L'ordonnance a limité cette procédure, dans le code de commerce, aux seules SA cotées, de sorte qu'un raisonnement a contrario pourrait laisser penser qu'aucune procédure de dissolution ne peut être engagée à l'encontre d'une SA non cotée, alors qu'en pratique ce sont elles qui semblent davantage concernées par un tel manquement, qui peut révéler des difficultés importantes ou une mise en sommeil de la société. Certes, l'article 1844-5 du code civil comporte une procédure identique, qui serait applicable aux SA non cotées en vertu de l'article 1834 du même code selon lequel le régime de la société institué par le code civil est applicable « à toutes les sociétés s'il n'en est autrement disposé par la loi en raison de leur forme ou de leur objet ».

Toutes les personnes entendues par votre rapporteur ont estimé qu'il n'existait aucun risque de mauvaise interprétation quant à l'application aux SA non cotées de la procédure établie par l'article 1844-5 du code civil.
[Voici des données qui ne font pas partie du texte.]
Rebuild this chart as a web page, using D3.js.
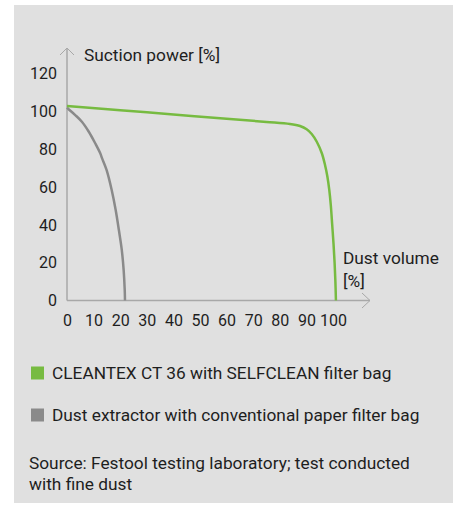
<!DOCTYPE html>
<html><head><meta charset="utf-8">
<script src="https://cdn.jsdelivr.net/npm/d3@7"></script>
<style>body{margin:0;background:#fff}svg{display:block}text{font-family:Roboto,"DejaVu Sans",sans-serif;fill:#1e1e1e}</style>
</head><body><svg id="c" width="461" height="520"></svg>
<script>
const xTicks = [0,10,20,30,40,50,60,70,80,90,100];
const yTicks = [0,20,40,60,80,100,120];
const cleantexX = [0, 20, 40, 60, 75, 83.8, 87.6, 90.1, 92, 93.9, 95.8, 97, 97.9, 98.6, 99.2, 99.7, 100.2, 100.6, 100.9, 101.1];
const cleantexY = [102.9, 100.7, 98.4, 96.2, 94.5, 93.4, 92.3, 90.6, 88.1, 84.0, 77.9, 71.7, 65.5, 58.5, 50, 40, 30, 20, 10, 0];
const paperX = [0, 0.6, 3.1, 5.6, 8.2, 10.6, 12.5, 13.2, 14.9, 16.8, 18.3, 19.5, 20.6, 21.3, 21.7, 21.8];
const paperY = [102, 101.2, 98.1, 94.6, 89.3, 83.2, 77.9, 75.2, 69.0, 58.5, 47.9, 37.3, 26.7, 16.1, 5.6, 0];
const legendLabels = ["CLEANTEX CT 36 with SELFCLEAN filter bag", "Dust extractor with conventional paper filter bag"];
const colors = ["#77bb41", "#8a8a8a"];
const yTitle = "Suction power [%]";
const xTitle = ["Dust volume", "[%]"];
const sourceLines = ["Source: Festool testing laboratory; test conducted", "with fine dust"];

const svg = d3.select("#c");
svg.append("rect").attr("x",14).attr("y",5).attr("width",439).attr("height",498).attr("fill","#e0e0e0");

const x = d3.scaleLinear().domain([0,100]).range([67,333]);
const y = d3.scaleLinear().domain([0,120]).range([300.5,73.7]);
const axisCol = "#a8a8a8";

svg.append("line").attr("x1",x(0)).attr("x2",370).attr("y1",y(0)).attr("y2",y(0)).attr("stroke",axisCol).attr("stroke-width",1.5);
svg.append("line").attr("x1",x(0)).attr("x2",x(0)).attr("y1",y(0)).attr("y2",48).attr("stroke",axisCol).attr("stroke-width",1.5);
svg.append("path").attr("d",`M${x(0)-7},55 L${x(0)},48 L${x(0)+7},55`).attr("fill","none").attr("stroke",axisCol).attr("stroke-width",1);
svg.append("path").attr("d",`M362,293 L370,${y(0)} L362,308`).attr("fill","none").attr("stroke",axisCol).attr("stroke-width",1);

const fs = 16;
const lfs = 17.3;
const gx = svg.append("g").attr("transform",`translate(0,${y(0)})`)
  .call(d3.axisBottom(x).tickValues(xTicks).tickSize(0).tickPadding(14));
gx.select(".domain").remove();
gx.selectAll("text").style("font-size",fs+"px").attr("fill","#1e1e1e").style("font-family","Roboto");

const gy = svg.append("g").attr("transform",`translate(57,0)`)
  .call(d3.axisLeft(y).tickValues(yTicks).tickSize(0).tickPadding(0));
gy.select(".domain").remove();
gy.selectAll("text").style("font-size",fs+"px").attr("fill","#1e1e1e").style("font-family","Roboto");

svg.append("text").attr("x",84).attr("y",61).style("font-size",lfs+"px").text(yTitle);
svg.append("text").attr("x",343).attr("y",264).style("font-size",lfs+"px").text(xTitle[0]);
svg.append("text").attr("x",343).attr("y",287).style("font-size",lfs+"px").text(xTitle[1]);

const line = d3.line().x(d=>x(d[0])).y(d=>y(d[1])).curve(d3.curveCatmullRom.alpha(0.5));
const series = [d3.zip(cleantexX, cleantexY), d3.zip(paperX, paperY)];
svg.append("path").datum(series[1]).attr("d",line).attr("fill","none").attr("stroke",colors[1]).attr("stroke-width",2.5);
svg.append("path").datum(series[0]).attr("d",line).attr("fill","none").attr("stroke",colors[0]).attr("stroke-width",2.5);

const legY = [379, 421];
legendLabels.forEach((t,i)=>{
  svg.append("rect").attr("x",31).attr("y",legY[i]-12.5).attr("width",13).attr("height",13).attr("fill",colors[i]);
  svg.append("text").attr("x",52).attr("y",legY[i]).style("font-size",lfs+"px").text(t);
});
sourceLines.forEach((t,i)=>{
  svg.append("text").attr("x",29).attr("y",469+i*21).style("font-size",lfs+"px").text(t);
});
</script></body></html>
Enfin, entendu par votre rapporteur, le professeur Bruno Dondero a souligné le risque de discordance en matière d'exonération de l'application du régime des conventions dites réglementées au sein des groupes de sociétés 10 ( * ) pour les SA non cotées constituées avec un minimum de sept actionnaires, en qualité de filiales, avant la prise de l'ordonnance du 10 septembre 2015 précitée. En effet, cette exonération prenant en compte dorénavant le minimum de deux actionnaires, elle pourrait ne plus s'appliquer aux filiales déjà constituées. Votre rapporteur approfondira cette question d'ici la séance publique.


* 8 Selon l'article L. 211-1 du code monétaire et financier, les titres financiers sont les titres de capital émis par les sociétés par actions, les titres de créance, à l'exclusion des effets de commerce et des bons de caisse et les parts ou actions d'organismes de placement collectif.

* 9 Selon le CNB, il existerait 59 SELAFA pour la profession d'avocat au 1 er janvier 2015.

* 10 Articles L. 225-39 et L. 225-87 du code de commerce.